La Chine met pleinement à profit la rupture des États-Unis avec le multilatéralisme. L’abandon du pacte transpacifique ouvre la voie au projet chinois de zone de libre-échange. La dénonciation par Washington de l’accord de Paris sur le climat offre à Pékin l’occasion idéale pour prendre le leadership de l’économie de l’environnement, notamment dans les technologies à faible intensité en carbone ainsi que l’électricité solaire ou éolienne. Les « nouvelles routes de la soie », qui mobilisent 890 milliards de dollars sur plus de 900 projets répartis dans 64 pays, mondialisent le modèle chinois. Avec pour objectifs de contrôler les infrastructures essentielles de la mondialisation, de créer des débouchés pour les exportations, de garantir l’accès aux matières premières et aux sources d’énergie, enfin d’instaurer une tutelle politique via la dette.

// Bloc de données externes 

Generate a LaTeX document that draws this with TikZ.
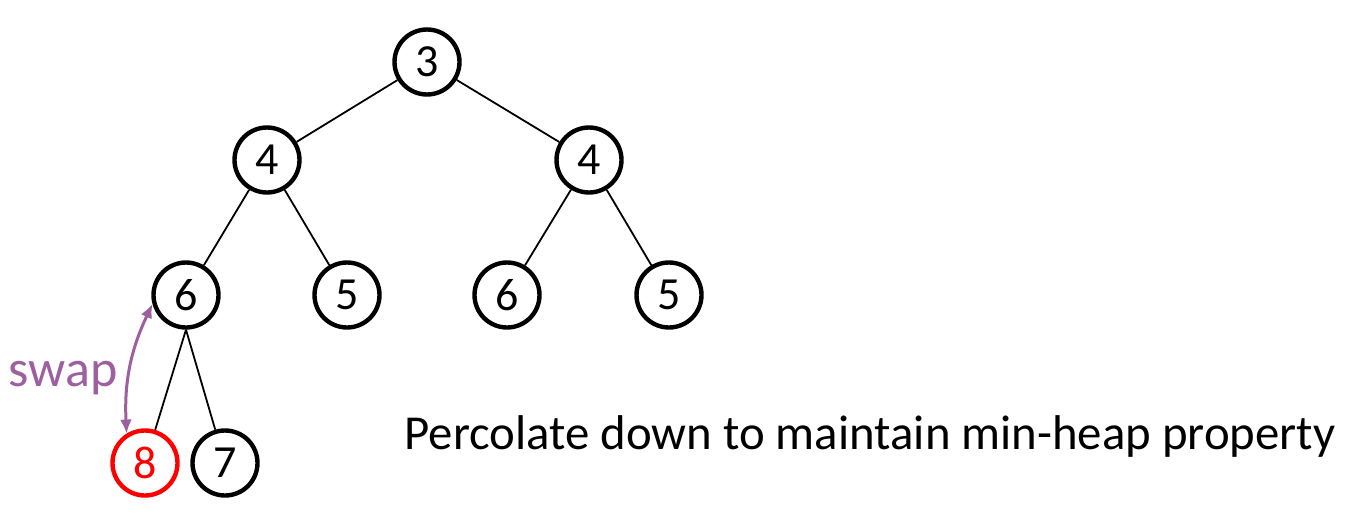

Xi Jinping entend tirer toutes les conséquences du repli des États-Unis. Rompant avec la prudence de Deng Xiaoping, il poursuit la prise de contrôle de la mer de Chine à partir de la poldérisation et de la militarisation d’îlots, et construit une marine de haute mer pour contester l’hégémonie navale américaine. Il joue par ailleurs de la crise nord-coréenne pour renforcer la pression sur les États-Unis. La stratégie globale de la Chine a pour clé de voûte le renforcement du pouvoir de Xi Jinping, qui a reçu le titre de noyau dur du Parti communiste. Le XIXe congrès, qui se tiendra à l’automne, sera déterminant moins pour le nouveau mandat de cinq ans du président chinois, qui est acquis, que pour l’éventuelle élimination de toute opposition qui ouvrirait la voie à son maintien au pouvoir après 2022. La reprise en mains musclée de Hongkong et la nouvelle purge effectuée à Chongqing avec la démission de Sun Zhengcai, nommé après la chute de Bo Xilai, témoignent de ce que tous les jeux ne sont pas faits. La Chine ignore le suffrage universel mais non pas les incertitudes politiques. Et Xi Jinping, contrairement à Donald Trump, n’oublie pas que pour prétendre être maître du monde, il faut d’abord être maître chez soi et maître de soi-même.